** What is asked **
Return the listing below word for word.
---------------
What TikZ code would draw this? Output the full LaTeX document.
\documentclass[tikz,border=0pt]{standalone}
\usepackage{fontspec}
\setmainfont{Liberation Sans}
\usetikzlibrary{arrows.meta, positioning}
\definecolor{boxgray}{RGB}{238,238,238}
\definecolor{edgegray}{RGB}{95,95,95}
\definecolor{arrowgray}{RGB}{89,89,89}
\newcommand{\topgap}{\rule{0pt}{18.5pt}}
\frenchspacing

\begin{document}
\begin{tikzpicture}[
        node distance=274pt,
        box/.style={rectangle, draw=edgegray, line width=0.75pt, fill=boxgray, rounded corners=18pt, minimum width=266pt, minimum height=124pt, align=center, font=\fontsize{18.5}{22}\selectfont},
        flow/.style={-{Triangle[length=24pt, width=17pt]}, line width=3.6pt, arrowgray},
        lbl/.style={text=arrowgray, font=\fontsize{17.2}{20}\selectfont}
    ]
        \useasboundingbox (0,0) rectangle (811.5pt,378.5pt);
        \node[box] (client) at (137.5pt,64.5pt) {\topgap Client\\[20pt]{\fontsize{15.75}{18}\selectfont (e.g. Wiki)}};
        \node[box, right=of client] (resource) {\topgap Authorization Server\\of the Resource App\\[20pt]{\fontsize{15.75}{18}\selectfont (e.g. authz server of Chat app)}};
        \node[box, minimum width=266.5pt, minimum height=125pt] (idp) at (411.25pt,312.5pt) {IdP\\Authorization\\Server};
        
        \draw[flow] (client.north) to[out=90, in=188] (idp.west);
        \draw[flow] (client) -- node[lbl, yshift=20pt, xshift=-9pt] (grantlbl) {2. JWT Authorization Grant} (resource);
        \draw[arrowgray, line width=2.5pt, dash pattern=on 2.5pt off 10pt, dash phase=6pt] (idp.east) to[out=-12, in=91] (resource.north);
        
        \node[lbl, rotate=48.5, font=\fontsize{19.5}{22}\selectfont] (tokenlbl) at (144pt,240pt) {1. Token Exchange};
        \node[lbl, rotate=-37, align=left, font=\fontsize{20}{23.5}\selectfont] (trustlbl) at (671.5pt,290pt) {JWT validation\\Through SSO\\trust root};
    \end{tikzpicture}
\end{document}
---------------
** Right answer **
What TikZ code would draw this? Output the full LaTeX document.
\documentclass[tikz,border=0pt]{standalone}
\usepackage{fontspec}
\setmainfont{Liberation Sans}
\usetikzlibrary{arrows.meta, positioning}
\definecolor{boxgray}{RGB}{238,238,238}
\definecolor{edgegray}{RGB}{95,95,95}
\definecolor{arrowgray}{RGB}{89,89,89}
\newcommand{\topgap}{\rule{0pt}{18.5pt}}
\frenchspacing

\begin{document}
\begin{tikzpicture}[
        node distance=274pt,
        box/.style={rectangle, draw=edgegray, line width=0.75pt, fill=boxgray, rounded corners=18pt, minimum width=266pt, minimum height=124pt, align=center, font=\fontsize{18.5}{22}\selectfont},
        flow/.style={-{Triangle[length=24pt, width=17pt]}, line width=3.6pt, arrowgray},
        lbl/.style={text=arrowgray, font=\fontsize{17.2}{20}\selectfont}
    ]
        \useasboundingbox (0,0) rectangle (811.5pt,378.5pt);
        \node[box] (client) at (137.5pt,64.5pt) {\topgap Client\\[20pt]{\fontsize{15.75}{18}\selectfont (e.g. Wiki)}};
        \node[box, right=of client] (resource) {\topgap Authorization Server\\of the Resource App\\[20pt]{\fontsize{15.75}{18}\selectfont (e.g. authz server of Chat app)}};
        \node[box, minimum width=266.5pt, minimum height=125pt] (idp) at (411.25pt,312.5pt) {IdP\\Authorization\\Server};
        
        \draw[flow] (client.north) to[out=90, in=188] (idp.west);
        \draw[flow] (client) -- node[lbl, yshift=20pt, xshift=-9pt] (grantlbl) {2. JWT Authorization Grant} (resource);
        \draw[arrowgray, line width=2.5pt, dash pattern=on 2.5pt off 10pt, dash phase=6pt] (idp.east) to[out=-12, in=91] (resource.north);
        
        \node[lbl, rotate=48.5, font=\fontsize{19.5}{22}\selectfont] (tokenlbl) at (144pt,240pt) {1. Token Exchange};
        \node[lbl, rotate=-37, align=left, font=\fontsize{20}{23.5}\selectfont] (trustlbl) at (671.5pt,290pt) {JWT validation\\Through SSO\\trust root};
    \end{tikzpicture}
\end{document}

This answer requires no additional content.